Congressman Tom Reed Strongly Opposes Legalizing Heroin Injection Centers

June 6, 2018

Congressman Tom Reed (R, Corning) came out swinging during today’s weekly press call with reporters. Reed got to the point very quickly in his opening comments, condemning the idea that he says is being put forward by New York City Democrat Cynthia Nixon and Ithaca Mayor Svante Myrick (D, Tompkins County), to legalize heroin injection centers. Reed noted that the Mayor of Ithaca is calling on New York State Governor Andrew Cuomo to approve a supervised drug injection pilot program in his city. “Injection sites will bring an influx of violence, crime and homelessness into our backyards as dangerous drug dealers will naturally follow the increased heroin users into our communities,” said Rep. Reed. “Only an extreme liberal ideology would support these spaces, and I will not help these radicals in their effort.” Reed’s comments indicated that the congressman was hopeful that Governor Andrew Cuomo would not want to go along with this proposal.

“I don’t want mothers to fear for their children’s lives as they walk to get onto the school bus, or for fathers to worry that their families will go hungry if they are mugged after a late night of work. I care about the hardworking people who choose to live in the Southern Tier, Finger Lakes and Western New York, and it would be unfair to them if we allowed their communities to become a drug pusher’s paradise,” concluded Reed.
A New York State Assembly bill was submitted to allow cities to create their own heroin injection sites. The Tompkins County Legislature and the City of Ithaca are expected to urge the New York State Legislature to immediately pass the bill.

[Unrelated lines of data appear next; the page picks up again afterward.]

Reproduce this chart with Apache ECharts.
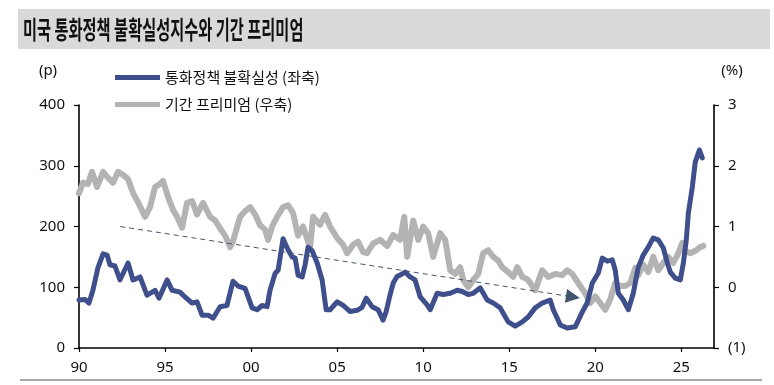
<!DOCTYPE html>
<html>
<head>
<meta charset="utf-8">
<script src="https://cdn.jsdelivr.net/npm/echarts@6/dist/echarts.min.js"></script>
<style>
  html, body { margin: 0; padding: 0; background: #fff; }
  #chart { width: 774px; height: 385px; }
</style>
</head>
<body>
<div id="chart"></div>
<script>
// ---- Data ----
const titleText = '미국 통화정책 불확실성지수와 기간 프리미엄';
const seriesNames = ['통화정책 불확실성 (좌축)', '기간 프리미엄 (우축)'];
const xTickYears = [1990, 1995, 2000, 2005, 2010, 2015, 2020, 2025];
const leftTicks = [0, 100, 200, 300, 400];
const rightTicks = [-1, 0, 1, 2, 3];

// Monetary policy uncertainty index (left axis, p)
const upuYears = [1990.00,1990.35,1990.58,1990.81,1991.10,1991.40,1991.63,1991.80,1992.09,1992.38,1992.85,1993.14,1993.55,1993.95,1994.42,1994.65,1995.12,1995.41,1995.87,1996.16,1996.57,1996.86,1997.15,1997.50,1997.79,1998.20,1998.60,1998.95,1999.24,1999.65,2000.06,2000.35,2000.64,2000.93,2001.10,2001.40,2001.57,2001.86,2002.09,2002.38,2002.56,2002.73,2002.97,2003.14,2003.31,2003.55,2003.84,2004.13,2004.36,2004.59,2005.00,2005.35,2005.76,2006.16,2006.45,2006.69,2007.03,2007.38,2007.67,2007.85,2008.08,2008.26,2008.49,2008.66,2008.95,2009.24,2009.53,2009.83,2010.23,2010.41,2010.81,2011.16,2011.57,2011.98,2012.27,2012.62,2012.91,2013.31,2013.72,2014.07,2014.48,2014.94,2015.35,2015.76,2016.10,2016.51,2016.92,2017.38,2017.56,2017.97,2018.37,2018.84,2019.24,2019.53,2019.83,2020.17,2020.41,2020.70,2020.99,2021.16,2021.34,2021.63,2021.92,2022.21,2022.50,2022.79,2023.08,2023.37,2023.66,2023.95,2024.19,2024.36,2024.65,2024.94,2025.12,2025.29,2025.41,2025.64,2025.81,2026.05,2026.22];
const upuValues = [79,80,74,95,132,155,153,137,135,112,140,112,117,87,95,82,112,95,92,84,74,76,54,54,49,68,70,110,102,98,66,63,70,68,95,123,128,180,165,150,148,120,117,137,166,160,140,112,63,63,76,70,60,62,67,82,68,63,46,60,88,107,118,120,125,117,112,84,71,63,90,88,90,95,93,88,90,99,79,74,66,43,36,43,51,66,74,79,63,38,33,35,59,74,107,123,148,143,145,128,90,79,63,90,133,153,166,181,178,165,140,125,115,112,140,178,222,265,306,326,313];

// Term premium (right axis, %)
const tpYears = [1990.00,1990.23,1990.52,1990.76,1991.05,1991.40,1991.69,1991.98,1992.27,1992.56,1992.85,1993.14,1993.43,1993.84,1994.13,1994.42,1994.71,1994.88,1995.17,1995.47,1995.70,1995.99,1996.28,1996.57,1996.86,1997.21,1997.62,1997.91,1998.20,1998.49,1998.78,1998.95,1999.36,1999.65,1999.94,2000.23,2000.52,2000.81,2000.99,2001.22,2001.51,2001.86,2002.15,2002.44,2002.73,2003.02,2003.31,2003.43,2003.60,2004.01,2004.30,2004.59,2005.00,2005.35,2005.58,2005.93,2006.22,2006.51,2006.74,2007.09,2007.50,2007.91,2008.26,2008.37,2008.66,2008.90,2009.07,2009.42,2009.71,2010.00,2010.29,2010.58,2010.99,2011.28,2011.57,2011.86,2012.15,2012.33,2012.62,2012.91,2013.20,2013.49,2013.78,2014.07,2014.36,2014.59,2014.94,2015.23,2015.47,2015.76,2016.10,2016.51,2016.92,2017.27,2017.67,2018.08,2018.37,2018.66,2019.01,2019.42,2019.71,2020.00,2020.29,2020.58,2020.87,2021.16,2021.45,2021.74,2022.03,2022.33,2022.50,2022.79,2023.08,2023.37,2023.66,2023.95,2024.24,2024.53,2024.83,2025.06,2025.23,2025.52,2025.81,2026.10,2026.28];
const tpValues = [1.55,1.72,1.70,1.90,1.65,1.90,1.80,1.72,1.90,1.85,1.78,1.55,1.40,1.16,1.32,1.65,1.70,1.75,1.49,1.27,1.16,0.98,1.39,1.42,1.20,1.39,1.16,1.10,0.97,0.85,0.66,0.76,1.16,1.25,1.32,1.20,1.02,0.95,0.78,1.00,1.16,1.32,1.35,1.22,0.85,1.00,0.75,0.66,1.16,1.03,1.19,1.00,0.81,0.70,0.56,0.70,0.75,0.58,0.56,0.72,0.78,0.68,0.86,0.89,0.78,1.16,0.50,1.10,0.78,1.00,0.89,0.50,0.89,0.78,0.28,0.22,0.33,0.12,0.00,0.12,0.22,0.56,0.61,0.50,0.44,0.33,0.25,0.17,0.33,0.17,0.12,-0.05,0.28,0.17,0.22,0.20,0.28,0.22,0.07,-0.10,-0.26,-0.15,-0.26,-0.37,-0.20,0.07,0.02,0.02,0.07,0.32,0.20,0.37,0.25,0.50,0.28,0.40,0.50,0.40,0.56,0.73,0.60,0.56,0.60,0.66,0.68];

// Dashed trend arrow (left-axis units)
const trendStart = [1992.4, 200];
const trendEnd = [2018.7, 84];

// ---- Build ----
const zip = (xs, ys) => xs.map((x, i) => [x, ys[i]]);
const navy = '#3f4f8b';
const grey = '#b3b3b3';
const numFont = '"Noto Sans", "Open Sans", sans-serif';
const krFont = '"Noto Sans CJK KR", "Noto Sans", sans-serif';

const chart = echarts.init(document.getElementById('chart'), null, { renderer: 'canvas' });

const option = {
  animation: false,
  backgroundColor: '#ffffff',
  grid: { left: 79, right: 60, top: 105, bottom: 37, containLabel: false },
  legend: {
    orient: 'vertical',
    left: 110,
    top: 65,
    itemWidth: 45,
    itemHeight: 5,
    itemGap: 12,
    icon: 'rect',
    textStyle: { fontFamily: krFont, fontSize: 15, color: '#111' },
    data: seriesNames
  },
  xAxis: {
    type: 'value',
    min: 1990,
    max: 2026.9,
    interval: 5,
    splitLine: { show: false },
    axisLine: { lineStyle: { color: '#000', width: 1.6 } },
    axisTick: { show: true, inside: false, length: 4, lineStyle: { color: '#000', width: 1.2 } },
    axisLabel: {
      margin: 12,
      fontFamily: numFont,
      fontSize: 15,
      color: '#111',
      showMaxLabel: false,
      formatter: v => (xTickYears.indexOf(v) >= 0 ? String(v).slice(2) : '')
    }
  },
  yAxis: [
    {
      type: 'value',
      min: leftTicks[0],
      max: leftTicks[leftTicks.length - 1],
      interval: 100,
      position: 'left',
      splitLine: { show: false },
      axisLine: { show: true, lineStyle: { color: '#000', width: 1.6 } },
      axisTick: { show: true, inside: false, length: 5, lineStyle: { color: '#000', width: 1.2 } },
      axisLabel: { margin: 14, fontFamily: numFont, fontSize: 15, color: '#111' }
    },
    {
      type: 'value',
      min: rightTicks[0],
      max: rightTicks[rightTicks.length - 1],
      interval: 1,
      position: 'right',
      splitLine: { show: false },
      axisLine: { show: true, lineStyle: { color: '#000', width: 1.6 } },
      axisTick: { show: true, inside: false, length: 5, lineStyle: { color: '#000', width: 1.2 } },
      axisLabel: {
        margin: 14, fontFamily: numFont, fontSize: 15, color: '#111',
        formatter: v => (v < 0 ? '(' + (-v) + ')' : String(v))
      }
    }
  ],
  series: [
    {
      name: seriesNames[1],
      type: 'line',
      yAxisIndex: 1,
      data: zip(tpYears, tpValues),
      showSymbol: false,
      smooth: false,
      z: 2,
      color: grey,
      lineStyle: { color: grey, width: 6, join: 'round', cap: 'round' }
    },
    {
      name: seriesNames[0],
      type: 'line',
      yAxisIndex: 0,
      data: zip(upuYears, upuValues),
      showSymbol: false,
      smooth: false,
      z: 3,
      color: navy,
      lineStyle: { color: navy, width: 5, join: 'round', cap: 'round' },
      markLine: {
        silent: true,
        symbol: ['none', 'triangle'],
        symbolSize: [14, 14],
        label: { show: false },
        lineStyle: { color: '#44546a', type: [5, 4], width: 1 },
        itemStyle: { color: '#44546a' },
        data: [[{ coord: trendStart }, { coord: trendEnd }]]
      }
    }
  ],
  graphic: [
    { type: 'rect', left: 18, top: 9, shape: { width: 752, height: 40 }, style: { fill: '#d9d9d9' }, silent: true, z: -1 },
    { type: 'text', x: 23, y: 29, scaleX: 0.61, style: { text: titleText, font: 'bold 25px "Noto Sans CJK KR", sans-serif', fill: '#111', textVerticalAlign: 'middle' } },
    { type: 'text', x: 48, y: 71, style: { text: '(p)', font: '15px "Noto Sans", sans-serif', fill: '#111', textAlign: 'center', textVerticalAlign: 'middle' } },
    { type: 'text', x: 732, y: 71, style: { text: '(%)', font: '15px "Noto Sans", sans-serif', fill: '#111', textAlign: 'center', textVerticalAlign: 'middle' } },
    { type: 'line', shape: { x1: 20, y1: 380, x2: 762, y2: 380 }, style: { stroke: '#a6a6a6', lineWidth: 2 }, silent: true }
  ]
};

chart.setOption(option);
</script>
</body>
</html>
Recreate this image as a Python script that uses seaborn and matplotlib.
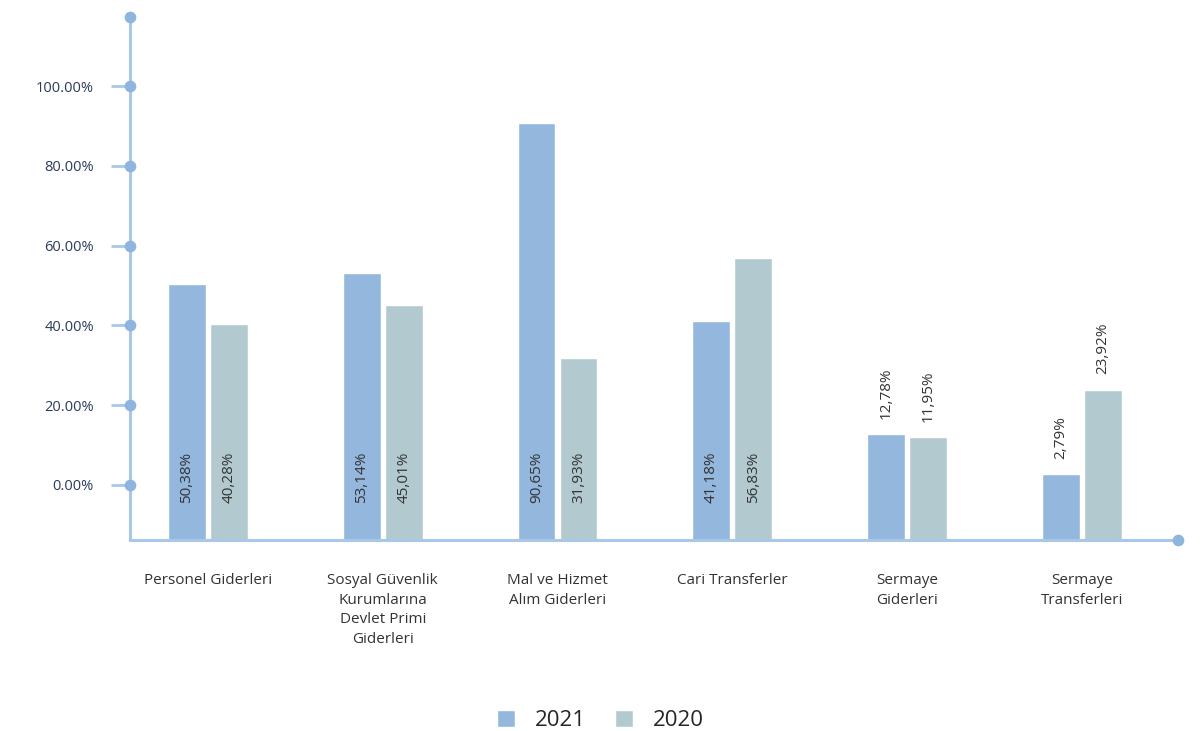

“I applaud Congressman Reed for taking a stand on this difficult issue,” Steuben County District Attorney Brooks Baker said. “Deadly and hyper-addictive, heroin is a ‘try and die’ drug – first-time use leads directly to death or addiction. “There is no such thing as a ‘safe’ injection site. Our federal, state and local resources need to be spent on prevention, education and treatment – not on fostering deadly drug abuse,” concluded Baker.